MJIEL Vol 2 Issue 2 2005 - Article 1


The free trade paradigm that envelops the new economic order is facing a mid-life crisis. Trade liberalization is a polarizing concept that has divided scholars, trade experts, jurists, economists and trade blocs alike into two opposing schools of thought. Much of the debates have borne themselves out in the last decade as the General Agreements on Tariffs and Trade (GATT) system developed into the World Trade Organization (WTO) and an incipient body of jurisprudence began to tackle difficult analytical, institutional, self-identity and political questions. The result of institutionalized global trade rules and semi-regular ministerial summits has been a bifurcated agenda whereby developed countries and well-established trade blocs negotiate highly self-satisfying trade policies while the developing world scrambles to interject a development agenda that presently appears incompatible with existing policies. The developing countries must simultaneously juggle their domestic development, attempt to juxtapose trade rules that fit their needs, and struggle to reshape the dominant free trade philosophy to yield to its interests.
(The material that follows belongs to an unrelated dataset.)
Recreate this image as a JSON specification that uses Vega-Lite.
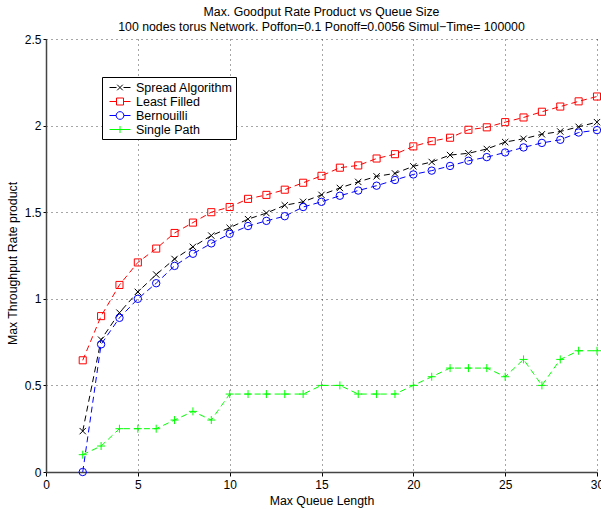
{
  "$schema": "https://vega.github.io/schema/vega-lite/v6.json",
  "autosize": {"type": "none"},
  "padding": {"left": 46, "top": 39, "right": 4, "bottom": 38},
  "width": 551,
  "height": 433,
  "background": "white",
  "config": {
    "font": "Liberation Sans",
    "view": {"stroke": null},
    "axis": {
      "labelFont": "Liberation Sans",
      "titleFont": "Liberation Sans",
      "labelFontSize": 12,
      "titleFontSize": 12.3,
      "labelColor": "#000",
      "titleColor": "#000",
      "titleFontWeight": "normal",
      "domainColor": "#444",
      "domainWidth": 1.5,
      "tickColor": "#000",
      "gridColor": "#000",
      "gridDash": [1, 4],
      "gridOpacity": 0.7,
      "gridWidth": 1
    },
    "legend": {
      "orient": "none",
      "legendX": 56,
      "legendY": 38,
      "padding": 3,
      "rowPadding": 0,
      "strokeColor": "#000",
      "fillColor": "#fff",
      "cornerRadius": 0,
      "labelFont": "Liberation Sans",
      "labelFontSize": 12.5,
      "labelColor": "#000",
      "labelOffset": 8.5,
      "symbolSize": 196,
      "symbolStrokeWidth": 1,
      "symbolOpacity": 1,
      "symbolFillColor": "transparent",
      "symbolOffset": 7.5
    }
  },
  "title": {
    "text": "Max. Goodput Rate Product vs Queue Size",
    "subtitle": "100 nodes torus Network. Poffon=0.1 Ponoff=0.0056 Simul−Time= 100000",
    "font": "Liberation Sans",
    "subtitleFont": "Liberation Sans",
    "fontSize": 12.3,
    "subtitleFontSize": 12.3,
    "fontWeight": "normal",
    "color": "#000",
    "subtitleColor": "#000",
    "subtitlePadding": 2,
    "anchor": "middle",
    "offset": 0
  },
  "data": {
    "values": [
      {"q": 2, "series": "Spread Algorithm", "v": 0.236},
      {"q": 3, "series": "Spread Algorithm", "v": 0.764},
      {"q": 4, "series": "Spread Algorithm", "v": 0.92},
      {"q": 5, "series": "Spread Algorithm", "v": 1.04},
      {"q": 6, "series": "Spread Algorithm", "v": 1.14},
      {"q": 7, "series": "Spread Algorithm", "v": 1.23},
      {"q": 8, "series": "Spread Algorithm", "v": 1.3},
      {"q": 9, "series": "Spread Algorithm", "v": 1.365},
      {"q": 10, "series": "Spread Algorithm", "v": 1.41},
      {"q": 11, "series": "Spread Algorithm", "v": 1.46},
      {"q": 12, "series": "Spread Algorithm", "v": 1.495},
      {"q": 13, "series": "Spread Algorithm", "v": 1.54},
      {"q": 14, "series": "Spread Algorithm", "v": 1.56},
      {"q": 15, "series": "Spread Algorithm", "v": 1.6},
      {"q": 16, "series": "Spread Algorithm", "v": 1.64},
      {"q": 17, "series": "Spread Algorithm", "v": 1.675},
      {"q": 18, "series": "Spread Algorithm", "v": 1.707},
      {"q": 19, "series": "Spread Algorithm", "v": 1.724},
      {"q": 20, "series": "Spread Algorithm", "v": 1.765},
      {"q": 21, "series": "Spread Algorithm", "v": 1.79},
      {"q": 22, "series": "Spread Algorithm", "v": 1.83},
      {"q": 23, "series": "Spread Algorithm", "v": 1.84},
      {"q": 24, "series": "Spread Algorithm", "v": 1.865},
      {"q": 25, "series": "Spread Algorithm", "v": 1.905},
      {"q": 26, "series": "Spread Algorithm", "v": 1.924},
      {"q": 27, "series": "Spread Algorithm", "v": 1.95},
      {"q": 28, "series": "Spread Algorithm", "v": 1.966},
      {"q": 29, "series": "Spread Algorithm", "v": 1.993},
      {"q": 30, "series": "Spread Algorithm", "v": 2.02},
      {"q": 2, "series": "Least Filled", "v": 0.645},
      {"q": 3, "series": "Least Filled", "v": 0.9},
      {"q": 4, "series": "Least Filled", "v": 1.08},
      {"q": 5, "series": "Least Filled", "v": 1.21},
      {"q": 6, "series": "Least Filled", "v": 1.29},
      {"q": 7, "series": "Least Filled", "v": 1.38},
      {"q": 8, "series": "Least Filled", "v": 1.44},
      {"q": 9, "series": "Least Filled", "v": 1.5},
      {"q": 10, "series": "Least Filled", "v": 1.53},
      {"q": 11, "series": "Least Filled", "v": 1.577},
      {"q": 12, "series": "Least Filled", "v": 1.6},
      {"q": 13, "series": "Least Filled", "v": 1.63},
      {"q": 14, "series": "Least Filled", "v": 1.67},
      {"q": 15, "series": "Least Filled", "v": 1.71},
      {"q": 16, "series": "Least Filled", "v": 1.757},
      {"q": 17, "series": "Least Filled", "v": 1.77},
      {"q": 18, "series": "Least Filled", "v": 1.81},
      {"q": 19, "series": "Least Filled", "v": 1.835},
      {"q": 20, "series": "Least Filled", "v": 1.88},
      {"q": 21, "series": "Least Filled", "v": 1.91},
      {"q": 22, "series": "Least Filled", "v": 1.93},
      {"q": 23, "series": "Least Filled", "v": 1.976},
      {"q": 24, "series": "Least Filled", "v": 1.99},
      {"q": 25, "series": "Least Filled", "v": 2.02},
      {"q": 26, "series": "Least Filled", "v": 2.047},
      {"q": 27, "series": "Least Filled", "v": 2.08},
      {"q": 28, "series": "Least Filled", "v": 2.11},
      {"q": 29, "series": "Least Filled", "v": 2.14},
      {"q": 30, "series": "Least Filled", "v": 2.168},
      {"q": 2, "series": "Bernouilli", "v": 0.0},
      {"q": 3, "series": "Bernouilli", "v": 0.737},
      {"q": 4, "series": "Bernouilli", "v": 0.89},
      {"q": 5, "series": "Bernouilli", "v": 1.0},
      {"q": 6, "series": "Bernouilli", "v": 1.09},
      {"q": 7, "series": "Bernouilli", "v": 1.19},
      {"q": 8, "series": "Bernouilli", "v": 1.26},
      {"q": 9, "series": "Bernouilli", "v": 1.32},
      {"q": 10, "series": "Bernouilli", "v": 1.375},
      {"q": 11, "series": "Bernouilli", "v": 1.42},
      {"q": 12, "series": "Bernouilli", "v": 1.45},
      {"q": 13, "series": "Bernouilli", "v": 1.477},
      {"q": 14, "series": "Bernouilli", "v": 1.53},
      {"q": 15, "series": "Bernouilli", "v": 1.56},
      {"q": 16, "series": "Bernouilli", "v": 1.595},
      {"q": 17, "series": "Bernouilli", "v": 1.625},
      {"q": 18, "series": "Bernouilli", "v": 1.653},
      {"q": 19, "series": "Bernouilli", "v": 1.686},
      {"q": 20, "series": "Bernouilli", "v": 1.718},
      {"q": 21, "series": "Bernouilli", "v": 1.74},
      {"q": 22, "series": "Bernouilli", "v": 1.767},
      {"q": 23, "series": "Bernouilli", "v": 1.797},
      {"q": 24, "series": "Bernouilli", "v": 1.818},
      {"q": 25, "series": "Bernouilli", "v": 1.845},
      {"q": 26, "series": "Bernouilli", "v": 1.874},
      {"q": 27, "series": "Bernouilli", "v": 1.9},
      {"q": 28, "series": "Bernouilli", "v": 1.918},
      {"q": 29, "series": "Bernouilli", "v": 1.96},
      {"q": 30, "series": "Bernouilli", "v": 1.974},
      {"q": 2, "series": "Single Path", "v": 0.1},
      {"q": 3, "series": "Single Path", "v": 0.15},
      {"q": 4, "series": "Single Path", "v": 0.25},
      {"q": 5, "series": "Single Path", "v": 0.25},
      {"q": 6, "series": "Single Path", "v": 0.25},
      {"q": 7, "series": "Single Path", "v": 0.3},
      {"q": 8, "series": "Single Path", "v": 0.35},
      {"q": 9, "series": "Single Path", "v": 0.3},
      {"q": 10, "series": "Single Path", "v": 0.45},
      {"q": 11, "series": "Single Path", "v": 0.45},
      {"q": 12, "series": "Single Path", "v": 0.45},
      {"q": 13, "series": "Single Path", "v": 0.45},
      {"q": 14, "series": "Single Path", "v": 0.45},
      {"q": 15, "series": "Single Path", "v": 0.5},
      {"q": 16, "series": "Single Path", "v": 0.5},
      {"q": 17, "series": "Single Path", "v": 0.45},
      {"q": 18, "series": "Single Path", "v": 0.45},
      {"q": 19, "series": "Single Path", "v": 0.45},
      {"q": 20, "series": "Single Path", "v": 0.5},
      {"q": 21, "series": "Single Path", "v": 0.55},
      {"q": 22, "series": "Single Path", "v": 0.6},
      {"q": 23, "series": "Single Path", "v": 0.6},
      {"q": 24, "series": "Single Path", "v": 0.6},
      {"q": 25, "series": "Single Path", "v": 0.55},
      {"q": 26, "series": "Single Path", "v": 0.65},
      {"q": 27, "series": "Single Path", "v": 0.5},
      {"q": 28, "series": "Single Path", "v": 0.65},
      {"q": 29, "series": "Single Path", "v": 0.7},
      {"q": 30, "series": "Single Path", "v": 0.7}
    ]
  },
  "encoding": {
    "x": {
      "field": "q",
      "type": "quantitative",
      "scale": {"domain": [0, 30], "nice": false, "zero": false},
      "axis": {
        "title": "Max Queue Length",
        "values": [0, 5, 10, 15, 20, 25, 30],
        "format": "~g",
        "tickSize": 4,
        "labelPadding": 3,
        "titlePadding": 4,
        "labelFlush": false
      }
    },
    "y": {
      "field": "v",
      "type": "quantitative",
      "scale": {"domain": [0, 2.5], "nice": false},
      "axis": {
        "title": "Max Throughput Rate product",
        "values": [0, 0.5, 1, 1.5, 2, 2.5],
        "format": "~g",
        "tickSize": 3,
        "labelPadding": 2,
        "titlePadding": 5,
        "titleY": 224,
        "labelFlush": false
      }
    },
    "color": {
      "field": "series",
      "type": "nominal",
      "scale": {
        "domain": ["Spread Algorithm", "Least Filled", "Bernouilli", "Single Path"],
        "range": ["#000000", "#ff0000", "#0000ff", "#00ff00"]
      },
      "legend": {"title": null}
    }
  },
  "layer": [
    {
      "mark": {"type": "line", "strokeDash": [6, 4], "strokeWidth": 1},
      "encoding": {"detail": {"field": "series"}}
    },
    {
      "transform": [{"filter": {"field": "series", "equal": "Spread Algorithm"}}],
      "mark": {"type": "point", "filled": false, "strokeWidth": 1, "opacity": 1, "size": 40, "shape": "M-1,-1L1,1M-1,1L1,-1"}
    },
    {
      "transform": [{"filter": {"field": "series", "equal": "Least Filled"}}],
      "mark": {"type": "point", "filled": false, "strokeWidth": 1, "opacity": 1, "size": 50, "shape": "square"}
    },
    {
      "transform": [{"filter": {"field": "series", "equal": "Bernouilli"}}],
      "mark": {"type": "point", "filled": false, "strokeWidth": 1, "opacity": 1, "size": 55, "shape": "circle"}
    },
    {
      "transform": [{"filter": {"field": "series", "equal": "Single Path"}}],
      "mark": {"type": "point", "filled": false, "strokeWidth": 1, "opacity": 1, "size": 64, "shape": "M-1,0L1,0M0,-1L0,1"}
    },
    {
      "mark": {"type": "point", "filled": false, "strokeWidth": 1, "opacity": 0, "size": 1},
      "encoding": {
        "shape": {
          "field": "series",
          "type": "nominal",
          "scale": {
            "domain": ["Spread Algorithm", "Least Filled", "Bernouilli", "Single Path"],
            "range": [
              "M-1.5,-0L-0.5,0M0.5,0L1.5,0M-0.4,-0.4L0.4,0.4M-0.4,0.4L0.4,-0.4",
              "M-1.5,0L-0.5,0M0.5,0L1.5,0M-0.5,-0.5L0.5,-0.5L0.5,0.5L-0.5,0.5Z",
              "M-1.5,0L-0.55,0M0.55,0L1.5,0M0.55,0A0.55,0.55 0 1,1 -0.55,0A0.55,0.55 0 1,1 0.55,0",
              "M-1.5,0L1.5,0M0,-0.5L0,0.5"
            ]
          },
          "legend": {"title": null}
        }
      }
    }
  ]
}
As trade principles continue to buttress the relative influence of developed countries to establish preferential rules vis-a-vis the developing world, the system risks losing legitimacy among the beneficiaries of international trade. For too long the WTO has artificially insulated trade discourse and jurisprudence from their natural connection with society, the environment, labor and other such public interests. Therefore, this Article will suggest a novel perspective on WTO jurisprudence that focuses on the existing legal foundation for supporting interests of the developing world, and illustrates that latent resources exist in the developing world that are worthy of WTO protection and enforcement. Hence, this Article will argue that the future expansion and even the continued feasibility of the WTOs trade liberalization model rest squarely on its willingness to incorporate and promote the developing worlds agenda in a way that recognizes cultural uniqueness and production process as intrinsic components of internationally traded goods and services.